Was folgte, war eine genaue archäologische Untersuchung im Juli und August. Bei den Grabungen wurden die Vermutungen bestätigt. Einzelne archäologische Befunde hätten sich zu einem Ensemble zusammengefügt, meint Jörg Bofinger.

Der Laie erkennt in den Funden meist nur noch Verfärbungen in der Erde. Die Fachleute des Landesamtes sahen in den Spuren jedoch Überreste sogenannter Langhäuser, wie sie in der Jungsteinzeit gebaut wurden. Darüber hinaus erkannten die Archäologen Spuren von Pfostenbauten, die wohl als Speicher für Lebensmittelvorräte gedient haben. Umfangreich waren die Funde allerdings nicht mehr. Bofinger schätzt, dass seit der Jungsteinzeit etwa ein Meter Boden bereits abgetragen wurde. Was ebenfalls gefunden wurde, war ein Urnengrab, das aus der Zeit um 1000 vor Christus stammt.

Archäologisches Denkmal bleibt als Dokumentation erhalten

Nachdem die Funde nun dokumentiert wurden, kann aus Sicht der Denkmalschützer mit den Bauarbeiten begonnen werden. „Zum Leben zu wenig, zum Sterben zu viel“, fasste Bofinger den Wert der Funde zusammen. Das archäologische Denkmal werde in Form der Dokumentation erhalten. Im Gebiet Schelmenäcker war das anders. Dort wurde 2021 das gut erhaltene Skelett einer Frau gefunden, die vor 7000 Jahren dort beerdigt worden war – ein echter Sensationsfund. Und nicht nur das. Rund 35 Langhäuser aus der Jungsteinzeit und Keramikscherben wurden festgestellt.

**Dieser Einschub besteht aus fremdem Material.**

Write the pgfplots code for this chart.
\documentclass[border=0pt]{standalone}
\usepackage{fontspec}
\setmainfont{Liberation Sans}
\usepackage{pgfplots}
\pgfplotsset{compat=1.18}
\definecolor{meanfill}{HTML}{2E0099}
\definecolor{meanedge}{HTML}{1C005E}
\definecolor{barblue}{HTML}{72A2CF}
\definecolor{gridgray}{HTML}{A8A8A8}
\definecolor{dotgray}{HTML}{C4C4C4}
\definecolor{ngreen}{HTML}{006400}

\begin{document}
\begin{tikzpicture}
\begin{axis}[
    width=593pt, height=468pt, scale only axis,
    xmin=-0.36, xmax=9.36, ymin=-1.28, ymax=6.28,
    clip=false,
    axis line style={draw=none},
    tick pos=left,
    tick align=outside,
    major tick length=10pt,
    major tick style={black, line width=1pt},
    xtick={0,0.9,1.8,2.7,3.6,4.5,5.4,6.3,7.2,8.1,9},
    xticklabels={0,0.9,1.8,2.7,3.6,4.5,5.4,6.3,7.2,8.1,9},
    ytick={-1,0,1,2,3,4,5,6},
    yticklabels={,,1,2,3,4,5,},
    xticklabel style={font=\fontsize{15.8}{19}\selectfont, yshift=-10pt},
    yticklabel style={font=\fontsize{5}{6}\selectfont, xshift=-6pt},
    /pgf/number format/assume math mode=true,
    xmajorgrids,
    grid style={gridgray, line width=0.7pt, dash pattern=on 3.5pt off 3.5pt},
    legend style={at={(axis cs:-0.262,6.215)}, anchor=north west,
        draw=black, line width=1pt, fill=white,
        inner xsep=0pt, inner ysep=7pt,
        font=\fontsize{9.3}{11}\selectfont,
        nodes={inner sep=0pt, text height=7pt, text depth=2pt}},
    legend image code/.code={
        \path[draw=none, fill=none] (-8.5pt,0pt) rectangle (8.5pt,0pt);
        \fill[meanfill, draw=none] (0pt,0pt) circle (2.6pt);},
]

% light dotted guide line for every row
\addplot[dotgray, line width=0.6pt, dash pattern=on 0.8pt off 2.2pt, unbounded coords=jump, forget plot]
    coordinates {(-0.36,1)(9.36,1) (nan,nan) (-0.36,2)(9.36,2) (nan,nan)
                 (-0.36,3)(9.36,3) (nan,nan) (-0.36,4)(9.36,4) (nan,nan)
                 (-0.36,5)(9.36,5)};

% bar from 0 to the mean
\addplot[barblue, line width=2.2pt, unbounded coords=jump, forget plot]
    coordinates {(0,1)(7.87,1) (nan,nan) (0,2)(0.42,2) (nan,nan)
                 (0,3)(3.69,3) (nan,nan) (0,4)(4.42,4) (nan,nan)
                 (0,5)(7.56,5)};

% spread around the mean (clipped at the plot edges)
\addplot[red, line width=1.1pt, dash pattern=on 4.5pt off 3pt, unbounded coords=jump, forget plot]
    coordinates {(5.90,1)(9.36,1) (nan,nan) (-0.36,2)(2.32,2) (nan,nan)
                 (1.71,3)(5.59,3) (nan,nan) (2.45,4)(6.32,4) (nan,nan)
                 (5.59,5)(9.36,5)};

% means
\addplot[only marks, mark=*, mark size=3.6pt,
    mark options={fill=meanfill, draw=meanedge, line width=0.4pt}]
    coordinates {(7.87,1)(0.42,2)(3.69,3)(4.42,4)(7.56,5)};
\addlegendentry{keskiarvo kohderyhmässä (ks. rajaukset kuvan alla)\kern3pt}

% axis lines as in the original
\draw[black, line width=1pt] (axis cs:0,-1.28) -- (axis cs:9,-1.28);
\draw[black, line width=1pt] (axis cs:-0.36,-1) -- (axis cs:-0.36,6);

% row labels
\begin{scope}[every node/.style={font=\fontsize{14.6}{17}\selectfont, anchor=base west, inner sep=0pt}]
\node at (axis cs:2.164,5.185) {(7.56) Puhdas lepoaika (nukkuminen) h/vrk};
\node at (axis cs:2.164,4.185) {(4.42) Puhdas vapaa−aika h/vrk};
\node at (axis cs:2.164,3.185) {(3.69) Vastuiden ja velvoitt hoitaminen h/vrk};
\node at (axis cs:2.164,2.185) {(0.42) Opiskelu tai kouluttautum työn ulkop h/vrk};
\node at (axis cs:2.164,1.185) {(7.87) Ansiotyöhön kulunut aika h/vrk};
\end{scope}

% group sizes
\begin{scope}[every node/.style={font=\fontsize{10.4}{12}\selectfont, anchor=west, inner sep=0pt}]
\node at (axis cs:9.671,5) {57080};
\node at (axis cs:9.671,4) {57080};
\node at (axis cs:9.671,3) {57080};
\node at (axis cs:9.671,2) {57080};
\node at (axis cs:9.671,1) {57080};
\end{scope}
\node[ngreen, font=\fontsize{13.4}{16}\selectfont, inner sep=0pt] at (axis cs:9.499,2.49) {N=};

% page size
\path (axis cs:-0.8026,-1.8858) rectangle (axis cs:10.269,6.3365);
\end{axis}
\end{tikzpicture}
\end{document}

Die Langhäuser waren grob zwanzig bis vierzig Meter lang, sieben bis zehn Meter breit und die typischen Wohngebäude der Jungsteinzeit. Bofinger meint, dass zwischen 15 und 30 Personen in einem Haus gelebt haben. Da oft mehrere dieser Häuser beieinandergestanden haben, gehen die Forscher davon aus, dass diese frühen Gebäudeensembles gehöftartige Siedlungen waren. Damit wuchsen die Gemeinschaften des menschlichen Zusammenlebens, was insgesamt vorteilhaft für die weitere menschliche Entwicklung war.

Hinzu kommt, dass die Sesshaftigkeit eine genaue Anpassung an die ökologischen Verhältnisse vor Ort ermöglichte. Außerdem war nun mehr Zeit nachzudenken, etwa über bessere Anbaumethoden oder neues Werkzeug. Dass die Spuren der Siedlungen bis heute erhalten sind, liegt vor allem an der Arbeits- und Lebensweise dieser Menschen. „Sie haben massiv in den Boden eingegriffen“, erklärt der Fachmann. Und das nicht nur durch ihre Architektur. Die ersten sesshaften Menschen haben im Vergleich zu den bisherigen Jägern und Sammlern auch Viehzucht betrieben, was für Archäologen im Idealfall gut sichtbare Spuren in Form von Tierknochen im Boden hinterlassen hat.

Warum die Siedlungsspuren bis jetzt erhalten geblieben sind

Gezüchtet wurden Schafe, Ziegen, Schweine und Rinder. Hühner gehörten damals noch nicht auf den Bauernhof. Das heute weltweit verbreitete Federvieh kam erst viel später nach Europa. Neben der Viehzucht wurde auch noch Wild erlegt – zum Essen und um die Ernte zu schützen. An pflanzlicher Nahrung wurde Getreide wie Emmer und Einkorn, die Urformen des Weizens, kultiviert. Ferner gab es Felder mit Linsen und Erbsen.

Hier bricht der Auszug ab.